Learning representations by back-propagating errors
Send the error backward through the layers — and the hidden units learn what to become.
Stack simple artificial neurons in layers and you get something powerful but untrainable — until you let the network's mistakes flow backwards to fix it. That trick is back-propagation.
The idea, unpacked
A neural network is layers of simple units, each passing numbers to the next, with an adjustable "weight" on every connection. Show it an input and it produces an output. At first the output is wrong. The question that stumped researchers for years: with hidden units in the middle — units that have no "correct answer" of their own — how do you know which weights to blame for the mistake, and by how much?
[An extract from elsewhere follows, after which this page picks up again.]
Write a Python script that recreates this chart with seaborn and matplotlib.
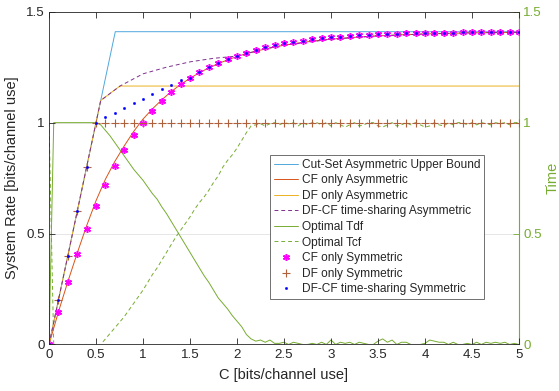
import matplotlib
matplotlib.use("Agg")
import matplotlib.pyplot as plt
import seaborn as sns

sns.set_style("ticks")
plt.rcParams["font.family"] = ["Liberation Sans", "DejaVu Sans"]

# ---- asymmetric bounds (rate vs. capacity C) ----
cut_c = [0, 0.705, 5.0]
cut_rate = [0, 1.41, 1.41]

df_c = [0, 0.55, 0.755, 5.0]
df_rate = [0, 1.10, 1.165, 1.165]

dfcf_c = [0, 0.55, 0.755, 1.0, 1.25, 1.5, 1.75, 2.0, 2.1, 2.2, 2.3, 2.4,
          2.5, 3.0, 3.5, 4.0, 4.5, 5.0]
dfcf_rate = [0, 1.10, 1.165, 1.22, 1.25, 1.274, 1.29, 1.300, 1.311, 1.322,
             1.332, 1.341, 1.349, 1.376, 1.391, 1.400, 1.405, 1.407]

# ---- values on a 0.1 grid of C ----
c_grid = [round(0.1 * i, 1) for i in range(51)]

cf_asym = [0, 0.147, 0.283, 0.412, 0.535, 0.648, 0.745, 0.825, 0.895, 0.96,
           1.016, 1.062, 1.103, 1.14, 1.172, 1.2, 1.225, 1.247, 1.266, 1.283,
           1.298, 1.311, 1.322, 1.332, 1.341, 1.349, 1.356, 1.362, 1.367, 1.372,
           1.376, 1.38, 1.383, 1.386, 1.389, 1.391, 1.393, 1.395, 1.397, 1.398,
           1.4, 1.401, 1.402, 1.403, 1.404, 1.405, 1.405, 1.406, 1.406, 1.407,
           1.407]

cf_sym = [0, 0.147, 0.281, 0.407, 0.52, 0.625, 0.721, 0.804, 0.876, 0.943,
          1.0, 1.052, 1.099, 1.139, 1.172, 1.203, 1.228, 1.250, 1.270, 1.287,
          1.302, 1.316, 1.328, 1.339, 1.349, 1.357, 1.364, 1.370, 1.376, 1.381,
          1.385, 1.388, 1.391, 1.394, 1.396, 1.398, 1.400, 1.401, 1.402, 1.403,
          1.404, 1.405, 1.406, 1.406, 1.407, 1.407, 1.408, 1.408, 1.409, 1.409,
          1.41]

df_sym = [0, 0.2, 0.4, 0.6, 0.8, 1, 1, 1, 1, 1,
          1, 1, 1, 1, 1, 1, 1, 1, 1, 1,
          1, 1, 1, 1, 1, 1, 1, 1, 1, 1,
          1, 1, 1, 1, 1, 1, 1, 1, 1, 1,
          1, 1, 1, 1, 1, 1, 1, 1, 1, 1,
          1]

dfcf_sym = [0, 0.2, 0.4, 0.6, 0.8, 1.0, 1.024, 1.045, 1.067, 1.087,
            1.108, 1.129, 1.150, 1.169, 1.191, 1.203, 1.228, 1.250, 1.270, 1.287,
            1.302, 1.316, 1.328, 1.339, 1.349, 1.357, 1.364, 1.370, 1.376, 1.381,
            1.385, 1.388, 1.391, 1.394, 1.396, 1.398, 1.400, 1.401, 1.402, 1.403,
            1.404, 1.405, 1.406, 1.406, 1.407, 1.407, 1.408, 1.408, 1.409, 1.409,
            1.41]

# ---- optimal time fractions on a 0.05 grid of C ----
c_time = [round(0.05 * i, 2) for i in range(101)]

t_df = [0, 1, 1, 1, 1, 1, 1, 1, 1, 1,
        1, 0.99, 0.965, 0.94, 0.91, 0.88, 0.85, 0.82, 0.79, 0.765,
        0.74, 0.71, 0.68, 0.655, 0.62, 0.59, 0.555, 0.52, 0.485, 0.45,
        0.415, 0.38, 0.345, 0.31, 0.28, 0.245, 0.21, 0.185, 0.16, 0.13,
        0.105, 0.08, 0.045, 0.025, 0.015, 0.02, 0.01, 0.02, 0.005, 0.005,
        0.01, 0.0, 0.01, 0.005, 0.0, 0.0, 0.005, 0.0, 0.01, 0.0,
        0.02, 0.0, 0.01, 0.005, 0.01, 0.0, 0.01, 0.005, 0.0, 0.0,
        0.015, 0.025, 0.01, 0.02, 0.0, 0.01, 0.01, 0.0, 0.0, 0.0,
        0.005, 0.02, 0.015, 0.01, 0.01, 0.0, 0.01, 0.0, 0.0, 0.005,
        0.0, 0.01, 0.0, 0.01, 0.005, 0.01, 0.005, 0.01, 0.0, 0.005,
        0.0]

t_cf = [1, 0, 0, 0, 0, 0, 0, 0, 0, 0,
        0, 0, 0.025, 0.05, 0.075, 0.1, 0.125, 0.155, 0.185, 0.215,
        0.245, 0.28, 0.315, 0.345, 0.38, 0.415, 0.45, 0.485, 0.515, 0.545,
        0.575, 0.61, 0.64, 0.665, 0.695, 0.73, 0.76, 0.8, 0.83, 0.855,
        0.885, 0.92, 0.955, 0.985, 0.99, 0.995, 0.985, 0.995, 1.0, 0.99,
        1.0, 0.995, 1.0, 0.985, 1.0, 0.99, 1.0, 1.0, 0.99, 1.0,
        0.985, 1.0, 0.99, 0.98, 0.99, 1.0, 0.985, 0.99, 1.0, 1.0,
        0.985, 0.98, 0.99, 1.0, 0.985, 0.99, 1.0, 0.99, 1.0, 0.99,
        0.98, 0.985, 1.0, 0.99, 0.985, 1.0, 0.99, 1.0, 1.0, 0.99,
        1.0, 0.99, 1.0, 0.995, 0.99, 1.0, 0.995, 1.0, 0.99, 1.0,
        1.0]

labels = ["Cut-Set Asymmetric Upper Bound", "CF only Asymmetric",
          "DF only Asymmetric", "DF-CF time-sharing Asymmetric",
          "Optimal Tdf", "Optimal Tcf", "CF only Symmetric",
          "DF only Symmetric", "DF-CF time-sharing Symmetric"]

AX_COLOR = "#262626"
GREEN = "#77AC30"
MAGENTA = "#FF00FF"
PLUS_COLOR = "#B0603A"
BLUE = "#0000FF"
LW = 0.7
DASH = (0, (4, 3))

fig = plt.figure(figsize=(5.59, 3.91), dpi=100)
ax = fig.add_axes([0.0877, 0.119, 0.8407, 0.851])
ax2 = ax.twinx()
ax.set_zorder(ax2.get_zorder() + 1)
ax.patch.set_visible(False)

# right axis: time fractions
sns.lineplot(x=c_time, y=t_df, ax=ax2, color=GREEN, lw=LW, sort=False,
             estimator=None, label=labels[4])
sns.lineplot(x=c_time, y=t_cf, ax=ax2, color=GREEN, lw=LW, sort=False,
             estimator=None, linestyle=DASH, label=labels[5])

# left axis: rates
sns.lineplot(x=cut_c, y=cut_rate, ax=ax, color="#4FA8DC", lw=LW,
             estimator=None, label=labels[0])
sns.lineplot(x=c_grid, y=cf_asym, ax=ax, color="#D95319", lw=LW,
             estimator=None, label=labels[1])
sns.lineplot(x=df_c, y=df_rate, ax=ax, color="#EDB120", lw=LW,
             estimator=None, label=labels[2])
sns.lineplot(x=dfcf_c, y=dfcf_rate, ax=ax, color="#7E2F8E", lw=LW,
             estimator=None, linestyle=DASH, label=labels[3])
sns.lineplot(x=c_grid, y=cf_sym, ax=ax, color=MAGENTA, linestyle="none",
             marker=(6, 2, 0), markersize=5, markeredgewidth=1.1,
             markeredgecolor=MAGENTA, estimator=None, label=labels[6])
sns.lineplot(x=c_grid, y=df_sym, ax=ax, color=PLUS_COLOR, linestyle="none",
             marker="+", markersize=5.5, markeredgewidth=0.8,
             markeredgecolor=PLUS_COLOR, estimator=None, label=labels[7])
sns.lineplot(x=c_grid, y=dfcf_sym, ax=ax, color=BLUE, linestyle="none",
             marker=".", markersize=3.2, markeredgewidth=0.4,
             markeredgecolor=BLUE, estimator=None, label=labels[8])

for a in (ax, ax2):
    leg = a.get_legend()
    if leg is not None:
        leg.remove()

ticks_y = [0, 0.5, 1, 1.5]
tick_labels_y = ["0", "0.5", "1", "1.5"]
ticks_x = [0, 0.5, 1, 1.5, 2, 2.5, 3, 3.5, 4, 4.5, 5]
tick_labels_x = ["0", "0.5", "1", "1.5", "2", "2.5", "3", "3.5", "4", "4.5", "5"]

ax.set_xlim(0, 5)
ax.set_ylim(0, 1.5)
ax2.set_ylim(0, 1.5)
ax.set_xticks(ticks_x, tick_labels_x)
ax.set_yticks(ticks_y, tick_labels_y)
ax2.set_yticks(ticks_y, tick_labels_y)

ax.set_xlabel("C [bits/channel use]", fontsize=10.5, color=AX_COLOR, labelpad=5)
ax.set_ylabel("System Rate [bits/channel use]", fontsize=10.5, color=AX_COLOR,
              labelpad=5)
ax2.set_ylabel("Time", fontsize=10.5, color=GREEN, labelpad=3)

ax.tick_params(axis="both", direction="in", length=4, width=0.6,
               labelsize=9.6, colors=AX_COLOR, top=True, right=False, pad=3)
ax2.tick_params(axis="y", direction="in", length=4, width=0.6,
                labelsize=9.6, colors=GREEN, pad=3)
ax2.tick_params(axis="x", top=False, bottom=False)

ax2.grid(True, color="#E2E2E2", lw=0.6)
ax2.set_axisbelow(True)

for side in ("left", "bottom", "top"):
    ax.spines[side].set_color(AX_COLOR)
    ax.spines[side].set_linewidth(0.6)
    ax2.spines[side].set_visible(False)
ax.spines["right"].set_visible(False)
ax2.spines["right"].set_color(GREEN)
ax2.spines["right"].set_linewidth(0.8)

h1, l1 = ax.get_legend_handles_labels()
h2, l2 = ax2.get_legend_handles_labels()
lookup = dict(zip(l1 + l2, h1 + h2))
leg = ax.legend([lookup[l] for l in labels], labels, loc="upper right",
                bbox_to_anchor=(0.926, 0.569), fontsize=8.6, frameon=True,
                fancybox=False, edgecolor="#5A5A5A", framealpha=1,
                handlelength=2.0, handletextpad=0.35, labelspacing=0.3,
                borderpad=0.3, borderaxespad=0)
leg.get_frame().set_linewidth(0.6)

fig.savefig("out.png", dpi=100)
Back-propagation answers it. Measure the error at the output, then pass that error backwards through the network, layer by layer, splitting the blame along the very connections the signal came forward on. Each weight learns how much it contributed to the mistake and nudges itself to do a little better. Repeat over many examples and the network gradually teaches itself — and the hidden units, on their own, become useful feature detectors that no human designed.
Where it came from
In 1969 Marvin Minsky and Seymour Papert proved that a single-layer perceptron — the device in Rosenblatt's 1958 paper, also in this library — could not even compute XOR. The result was widely read as a death sentence for neural networks, and funding and interest drained away for over a decade. Adding hidden layers could lift the limitation in principle, but no one had a reliable way to train them.
In 1986 David Rumelhart, Geoffrey Hinton and Ronald Williams published a short paper in Nature that gave a clean, convincing way to do it. Honestly, the core mathematics had been found before — in control theory, and by Paul Werbos for neural nets in 1974 — and the authors said so. But their crisp demonstration, in the right place at the right time, is what finally convinced the field, and the modern era of neural networks began.
Why it mattered
Back-propagation made deep, multilayer networks trainable for the first time, lifting the ceiling Minsky and Papert had pointed to. Just as important, it let networks invent their own features instead of relying on humans to hand-craft them — the network figures out what to look for. That single algorithm, scaled up with far more data and computing power, is what eventually produced today's image recognition, speech recognition, and language models.
An everyday picture
Imagine a factory ships a faulty product and traces the fault back along the assembly line: this station added a little to the error, that one a lot, and each adjusts for next time. Back-propagation is that blame-assignment done with calculus — the error at the end is shared backwards, fairly, among all the connections that helped produce it, so every one of them learns which way to adjust.
What came before, what came after
It sits at the hinge of the neural-network story. Before it: McCulloch and Pitts' logical neuron (1943), Rosenblatt's perceptron (1958), and the Minsky–Papert critique that froze the field. After it: the deep-learning era — AlexNet (2012), the Transformer (2017) and AlphaFold (2021), all in this library, are trained by back-propagation to this day. The algorithm barely changed; the world around it did.
We describe a new learning procedure, back-propagation, for networks of neurone-like units. The procedure repeatedly adjusts the weights of the connections in the network so as to minimize a measure of the difference between the actual output vector of the net and the desired output vector.
As a result of the weight adjustments, internal 'hidden' units which are not part of the input or output come to represent important features of the task domain, and the regularities in the task are captured by the interactions of these units. The ability to create useful new features distinguishes back-propagation from earlier, simpler methods such as the perceptron-convergence procedure.